After thanking them for their help, we boarded and settled up on the deck for the ride. The Omer Kaptain 3 had definitely seen better days. The seating was mainly wooden benches, which for some had doubled up as a bed, along with a mish-mash of furniture that looked as though it had been sourced from a flea market. I love these characterful ships though. There was a small canteen selling glasses of tea and snacks, enough to keep Peter happily supplied for the journey.

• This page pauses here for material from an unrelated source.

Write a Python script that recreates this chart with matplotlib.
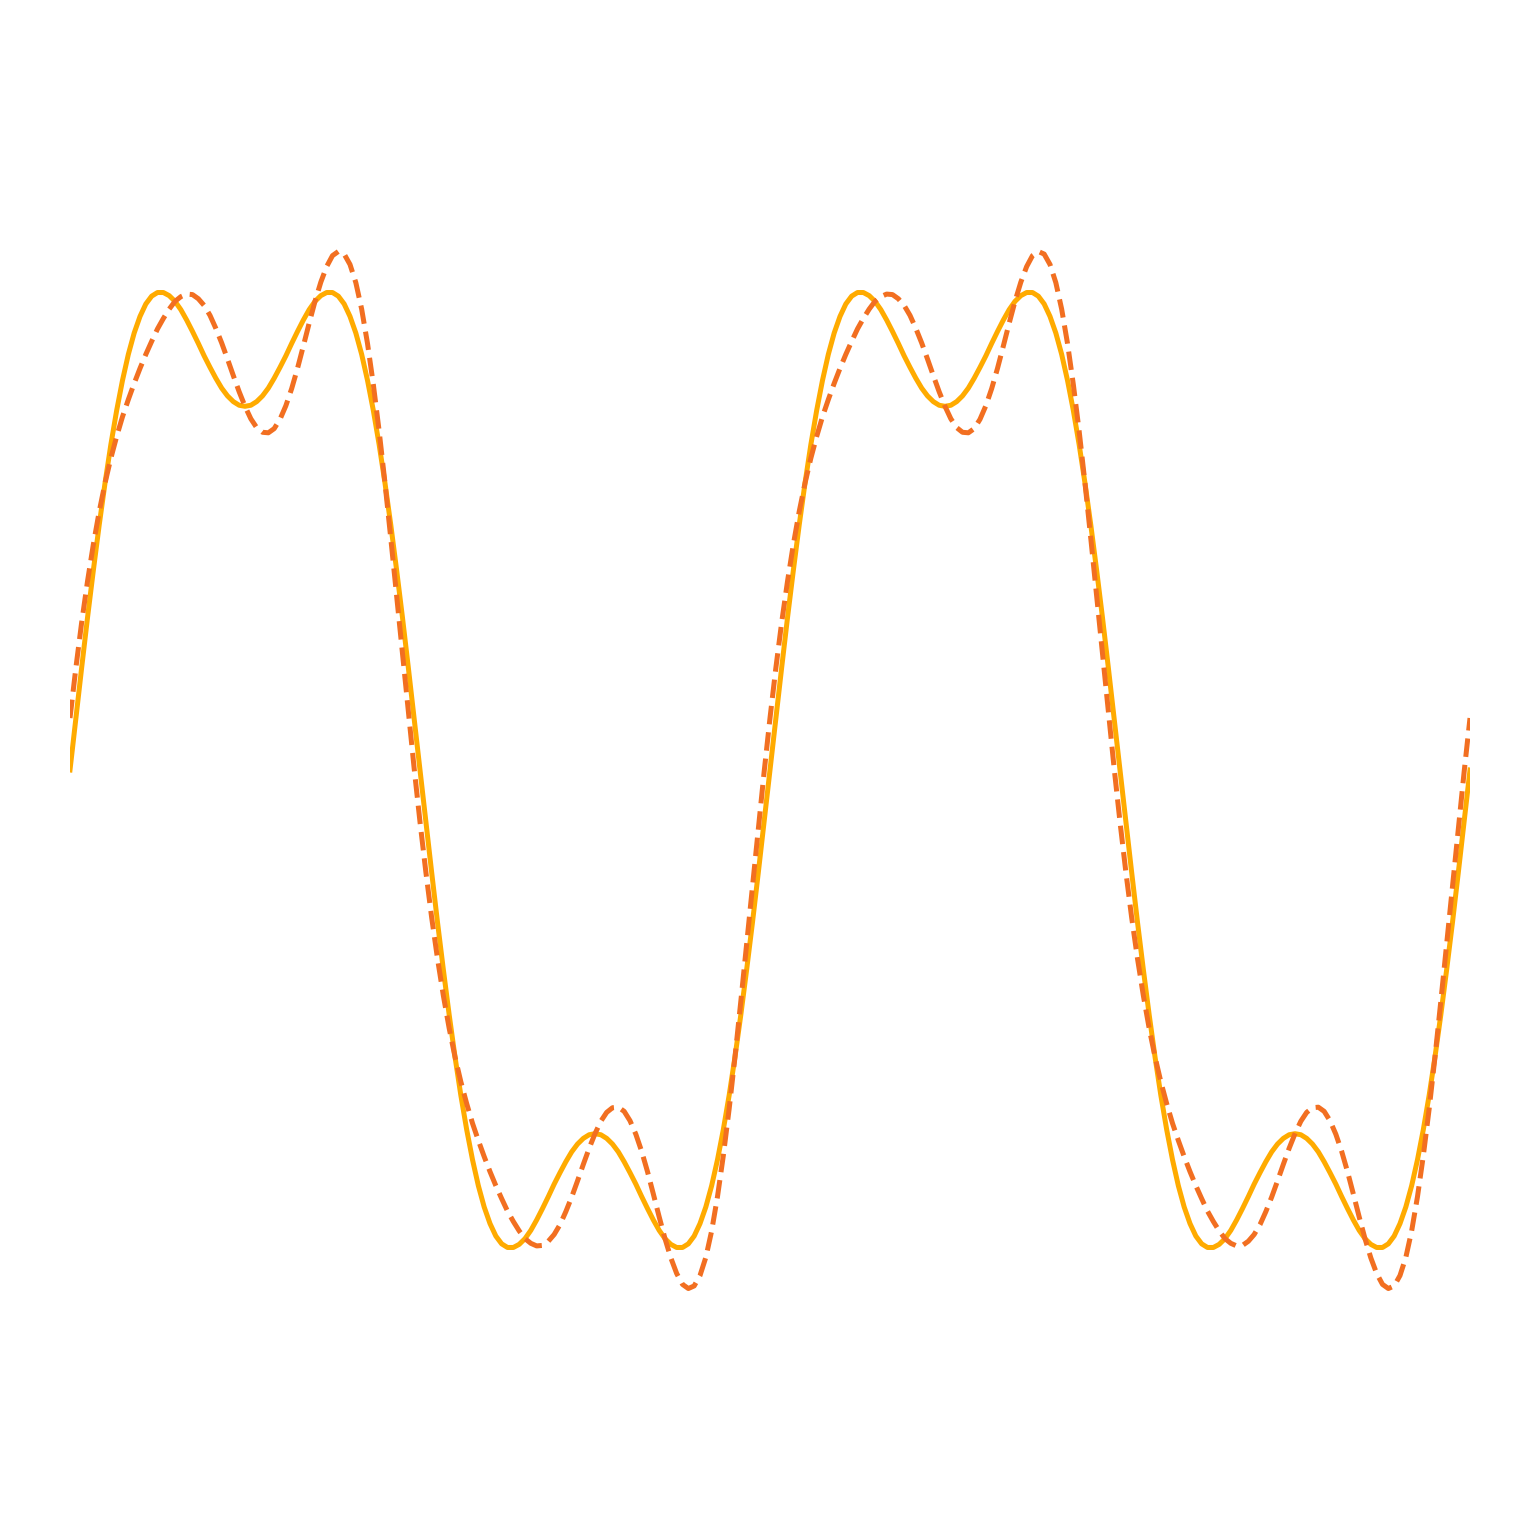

We left Marmara Adasi with a little bit of sadness. I’d really warmed to this island and the people we’d met. It reminded me of Greek travel in the old days. As we sailed north of the island, we caught a glimpse of Saraylar. We knew it was Suraylar because of the glistening white scars on the landscape where this precious marble is quarried. The marble here has been quarried for more than 2 millennia – when will it ever run out? That was a serious question that I needed an answer to, so I turned to the internet to find out more. It transpires that Marmara Adası is essentially one big marble mountain. The whole island is dominated by marble deposits that are several kilometres thick in places. Geologists estimate reserves in the hundreds of millions of cubic meters. Although marble has been quarried on the island for 2,600 years, the ancient and medieval extraction volumes were tiny compared to modern industrial quarrying. Today’s machines remove in a year what the Romans might have taken in decades — but the deposits are still vast.

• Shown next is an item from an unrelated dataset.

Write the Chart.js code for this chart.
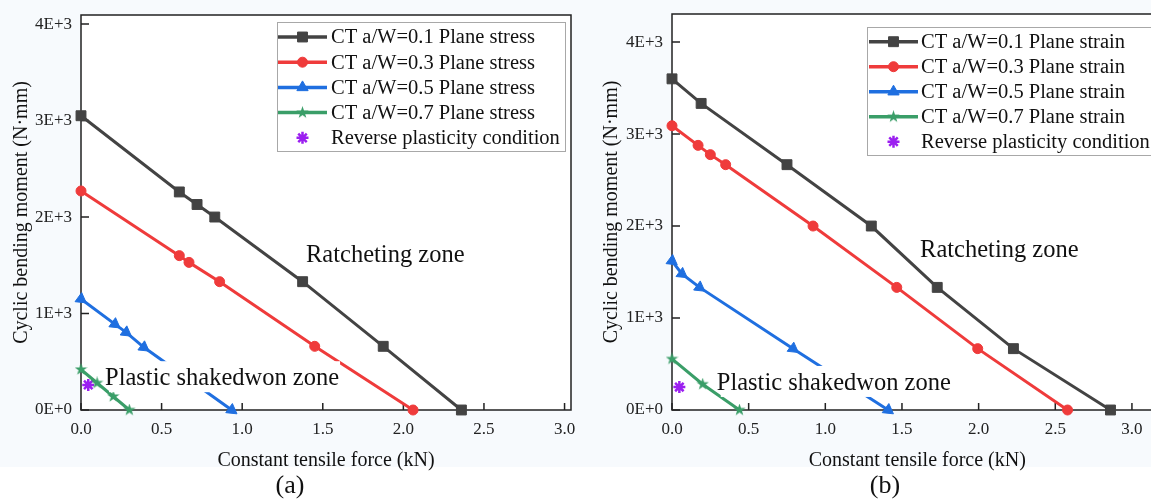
<!DOCTYPE html>
<html>
<head>
<meta charset="utf-8">
<script src="https://cdn.jsdelivr.net/npm/chart.js@4.4.0/dist/chart.umd.min.js"></script>
<style>
  html, body { margin: 0; padding: 0; background: #fff; overflow: hidden; }
  body { width: 1151px; height: 501px; position: relative; font-family: "Liberation Serif", serif; }
  canvas { position: absolute; top: 0; }
  #stressChart { left: 0; }
  #strainChart { left: 580px; }
  .tag { position: absolute; top: 470px; font-size: 26px; color: #111; text-align: center; width: 80px; }
</style>
</head>
<body>
<canvas id="stressChart" width="580" height="473"></canvas>
<canvas id="strainChart" width="600" height="473"></canvas>
<div class="tag" style="left:250px">(a)</div>
<div class="tag" style="left:845px">(b)</div>
<script>
// (a) plane stress
const stress01X = [0, 0.61, 0.72, 0.83, 1.375, 1.875, 2.36];
const stress01Y = [3050, 2260, 2130, 2000, 1330, 660, 0];
const stress03X = [0, 0.61, 0.67, 0.86, 1.45, 2.06];
const stress03Y = [2270, 1600, 1530, 1330, 660, 0];
const stress05X = [0, 0.21, 0.28, 0.39, 0.935];
const stress05Y = [1150, 890, 805, 650, 0];
const stress07X = [0, 0.1, 0.2, 0.3];
const stress07Y = [420, 280, 140, 0];
const stressReverseX = [0.045];
const stressReverseY = [260];

// (b) plane strain
const strain01X = [0, 0.19, 0.75, 1.30, 1.73, 2.227, 2.86];
const strain01Y = [3600, 3333, 2667, 2000, 1333, 667, 0];
const strain03X = [0, 0.17, 0.25, 0.35, 0.92, 1.466, 1.994, 2.58];
const strain03Y = [3090, 2877, 2776, 2667, 2000, 1333, 667, 0];
const strain05X = [0, 0.065, 0.18, 0.79, 1.41];
const strain05Y = [1620, 1480, 1333, 667, 0];
const strain07X = [0, 0.2, 0.44];
const strain07Y = [555, 280, 0];
const strainReverseX = [0.048];
const strainReverseY = [250];

const stressLabels = ['CT a/W=0.1 Plane stress', 'CT a/W=0.3 Plane stress', 'CT a/W=0.5 Plane stress', 'CT a/W=0.7 Plane stress', 'Reverse plasticity condition'];
const strainLabels = ['CT a/W=0.1 Plane strain', 'CT a/W=0.3 Plane strain', 'CT a/W=0.5 Plane strain', 'CT a/W=0.7 Plane strain', 'Reverse plasticity condition'];
const xTickValues = [0, 0.5, 1.0, 1.5, 2.0, 2.5, 3.0];
const xTickLabels = ['0.0', '0.5', '1.0', '1.5', '2.0', '2.5', '3.0'];
const yTickValues = [0, 1000, 2000, 3000, 4000];
const yTickLabels = ['0E+0', '1E+3', '2E+3', '3E+3', '4E+3'];

const BLACK = '#434343', RED = '#ef3b3b', BLUE = '#1f6fe0', GREEN = '#3a9e68', PURPLE = '#9b1ff0';
const SERIF = '"Liberation Serif", "Times New Roman", serif';

const greenStar = (() => {
    const c = document.createElement('canvas');
    c.width = c.height = 13;
    const g = c.getContext('2d');
    g.fillStyle = GREEN;
    g.beginPath();
    for (let i = 0; i < 10; i++) {
        const r = i % 2 ? 2.6 : 6.5;
        const a = -Math.PI / 2 + i * Math.PI / 5;
        g.lineTo(6.5 + r * Math.cos(a), 6.5 + r * Math.sin(a));
    }
    g.closePath();
    g.fill();
    return c;
})();

const pts = (xs, ys) => xs.map((x, i) => ({ x: x, y: ys[i] }));

function series(label, xs, ys, color, style, radius, rotation) {
    return {
        label: label,
        data: pts(xs, ys),
        showLine: true,
        borderColor: color,
        backgroundColor: color,
        borderWidth: 3,
        tension: 0,
        pointStyle: style,
        pointRadius: radius,
        pointRotation: rotation || 0,
        pointBackgroundColor: color,
        pointBorderColor: color,
        pointBorderWidth: 1,
        clip: false
    };
}

function reverse(label, xs, ys) {
    return {
        label: label,
        data: pts(xs, ys),
        showLine: false,
        pointStyle: 'star',
        pointRadius: 6,
        pointBorderColor: PURPLE,
        pointBackgroundColor: PURPLE,
        pointBorderWidth: 2.5,
        clip: false
    };
}

// frame, inward ticks, zone notes and boxed legend
const figurePlugin = {
    id: 'figure',
    beforeDraw(chart) {
        const { ctx, chartArea: a } = chart;
        ctx.save();
        ctx.fillStyle = '#f7fafd';
        ctx.fillRect(0, 0, chart.width, 467);
        ctx.fillStyle = '#ffffff';
        ctx.fillRect(a.left, a.top, a.right - a.left, a.bottom - a.top);
        ctx.restore();
    },
    beforeDatasetsDraw(chart) {
        const { ctx, chartArea: a, scales } = chart;
        ctx.save();
        ctx.strokeStyle = '#222';
        ctx.lineWidth = 1.5;
        ctx.strokeRect(a.left, a.top, a.right - a.left, a.bottom - a.top);
        ctx.beginPath();
        scales.x.ticks.forEach(t => {
            const px = scales.x.getPixelForValue(t.value);
            ctx.moveTo(px, a.bottom);
            ctx.lineTo(px, a.bottom - 7);
        });
        scales.y.ticks.forEach(t => {
            const py = scales.y.getPixelForValue(t.value);
            ctx.moveTo(a.left, py);
            ctx.lineTo(a.left + 8, py);
        });
        ctx.stroke();
        ctx.restore();
    },
    afterDatasetsDraw(chart, args, opts) {
        const { ctx, scales } = chart;
        ctx.save();
        ctx.font = '24.5px ' + SERIF;
        ctx.textBaseline = 'alphabetic';
        ctx.textAlign = 'left';
        opts.notes.forEach(n => {
            const px = scales.x.getPixelForValue(n.x);
            const py = scales.y.getPixelForValue(n.y);
            const w = ctx.measureText(n.text).width;
            ctx.fillStyle = '#ffffff';
            ctx.fillRect(px + 4, py - 24, w - 3, 31);
            ctx.fillStyle = '#111';
            ctx.fillText(n.text, px, py);
        });

        const L = opts.legend;
        ctx.fillStyle = '#ffffff';
        ctx.fillRect(L.x, L.y, L.w, L.h);
        ctx.strokeStyle = '#a8a8a8';
        ctx.lineWidth = 1;
        ctx.strokeRect(L.x + 0.5, L.y + 0.5, L.w, L.h);
        ctx.font = '20.5px ' + SERIF;
        ctx.textBaseline = 'middle';
        chart.data.datasets.forEach((ds, i) => {
            const y = L.row0 + i * L.step;
            const cx = (L.lineX0 + L.lineX1) / 2;
            if (ds.showLine) {
                ctx.strokeStyle = ds.borderColor;
                ctx.lineWidth = 3.5;
                ctx.beginPath();
                ctx.moveTo(L.lineX0, y);
                ctx.lineTo(L.lineX1, y);
                ctx.stroke();
            }
            ctx.fillStyle = ds.pointBackgroundColor;
            ctx.strokeStyle = ds.pointBorderColor;
            ctx.lineWidth = ds.pointBorderWidth;
            Chart.helpers.drawPoint(ctx, {
                pointStyle: ds.pointStyle,
                rotation: 0,
                radius: ds.pointRadius,
                borderWidth: ds.pointBorderWidth
            }, cx, y);
            ctx.fillStyle = '#111';
            ctx.fillText(ds.label, L.textX, y + 1);
        });
        ctx.restore();
    }
};

function makeChart(id, labels, sets, yMax, xMax, yWidth, titlePad, pad, legend, notes) {
    const ctx = document.getElementById(id).getContext('2d');
    return new Chart(ctx, {
        type: 'scatter',
        data: {
            datasets: [
                series(labels[0], sets[0], sets[1], BLACK, 'rect', 7),
                series(labels[1], sets[2], sets[3], RED, 'circle', 5),
                series(labels[2], sets[4], sets[5], BLUE, 'triangle', 6.5, 126),
                series(labels[3], sets[6], sets[7], GREEN, greenStar, 6),
                reverse(labels[4], sets[8], sets[9])
            ]
        },
        options: {
            responsive: false,
            animation: false,
            layout: { padding: pad },
            plugins: {
                legend: { display: false },
                tooltip: { enabled: false },
                figure: { legend: legend, notes: notes }
            },
            scales: {
                x: {
                    type: 'linear',
                    bounds: 'data',
                    min: 0,
                    max: xMax,
                    grid: { display: false, drawTicks: false },
                    border: { display: false },
                    afterBuildTicks: (s) => { s.ticks = xTickValues.map(v => ({ value: v })); },
                    ticks: {
                        padding: 9,
                        color: '#222',
                        autoSkip: false,
                        maxRotation: 0,
                        font: { family: SERIF, size: 17 },
                        callback: (v, i) => xTickLabels[i]
                    },
                    title: {
                        display: true,
                        text: 'Constant tensile force (kN)',
                        color: '#111',
                        font: { family: SERIF, size: 20 },
                        padding: { top: 0, bottom: 0 }
                    },
                    afterFit: (s) => { s.height = 63; s.paddingLeft = 0; s.paddingRight = 0; }
                },
                y: {
                    type: 'linear',
                    bounds: 'data',
                    min: 0,
                    max: yMax,
                    grid: { display: false, drawTicks: false },
                    border: { display: false },
                    afterBuildTicks: (s) => { s.ticks = yTickValues.map(v => ({ value: v })); },
                    ticks: {
                        padding: 9,
                        color: '#222',
                        autoSkip: false,
                        font: { family: SERIF, size: 17 },
                        callback: (v, i) => yTickLabels[i]
                    },
                    title: {
                        display: true,
                        text: 'Cyclic bending moment (N\u00b7mm)',
                        color: '#111',
                        font: { family: SERIF, size: 20 },
                        padding: { top: titlePad, bottom: 0 }
                    },
                    afterFit: (s) => { s.width = yWidth; s.paddingTop = 0; s.paddingBottom = 0; }
                }
            }
        },
        plugins: [figurePlugin]
    });
}

document.addEventListener('DOMContentLoaded', () => {
    makeChart('stressChart', stressLabels,
        [stress01X, stress01Y, stress03X, stress03Y, stress05X, stress05Y, stress07X, stress07Y, stressReverseX, stressReverseY],
        4094, 3.04, 81, 10, { left: 0, right: 9, top: 15, bottom: 0 },
        { x: 277, y: 22, w: 288, h: 129, row0: 37, step: 25.2, lineX0: 278, lineX1: 327, textX: 331 },
        [
            { text: 'Ratcheting zone', x: 1.396, y: 1535 },
            { text: 'Plastic shakedwon zone', x: 0.149, y: 257 }
        ]);

    makeChart('strainChart', strainLabels,
        [strain01X, strain01Y, strain03X, strain03Y, strain05X, strain05Y, strain07X, strain07Y, strainReverseX, strainReverseY],
        4305, 3.2, 92, 20, { left: 0, right: 17.4, top: 14, bottom: 0 },
        { x: 287, y: 27, w: 320, h: 128, row0: 41.7, step: 25, lineX0: 289, lineX1: 338, textX: 341 },
        [
            { text: 'Ratcheting zone', x: 1.618, y: 1660 },
            { text: 'Plastic shakedwon zone', x: 0.292, y: 218 }
        ]);
});
</script>
</body>
</html>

It took 2 hours to reach Tekirdag. The port is big and fairly industrial. The ferry terminal is modern and whilst making our way to the exit, I checked out the ferry timetables on display. It seems that the boat Omer Kaptain 3 sails a regular route from Avsa Adasi, one of the smaller Marmara Islands to Tekirdag regularly. However, less frequently it will also call into Marmara Adasi. I guess we absolutely timed our departure correctly! Or rather, our fate fell into the correct God’s lap!

As usual, the bus station was nowhere near the port, so we picked up a taxi across the road to take us there. We were dropped off at a large modern bus station, where we purchased our tickets to Canakkale. We had a fair bit of time to wait for the bus, so we settled down at a table in a cafe and tucked into some snacks.

The time came to board the bus – again we were very impressed with the calibre of coaches with all mod cons, including entertainment screens and charging ports.

The journey took 2.5 hours, so only marginally less time than our Plan A, but a much simpler route. We left industrial Tekirdag and headed out onto the highway towards Canakkale. The sun began to set as we flew past vast open plains of rural landscape, interspersed with small clusters of high-rise buildings all tinged with a gentle hue of sunset pink. As darkness fell, we caught our first sight of the Dardanelles. After driving along the highway parallel to this wide stretch of water, we turned onto the vast expanse of bridge that crossed it. We were soon in Canakkale. Again, the bus station was outside of the town, so we jumped into a taxi and headed to the town centre.

We’re staying at the Helen Park Hotel, which is within walking distance of the ferry port and the promenade. Our first impression of Canakkale was how clean it was. Not a bit of litter to be seen on the ground anywhere. As a jumping-off point for Ancient Troy and also the Gallipoli battlefields great efforts seem to have been made to make a good impression.

I’ll be honest, we were pooped after that day of travel, so we only made a half-hearted attempt to walk along the very long promenade. We swung by the clock tower and then said hello to the huge Trojan horse at the harbour, which is very difficult to photograph at night with all the light pollution surrounding it. Here’s one taken in daylight. We sat and watched clusters of families sitting together on the edge of the harbour with fathers fishing and mothers making tea on small gas burners. Canakkale has a very nice feel to it, I’m going to like it here.

We just about had the energy to find a cafe where we had a much-needed cup of tea and some ice cream before hitting the hay.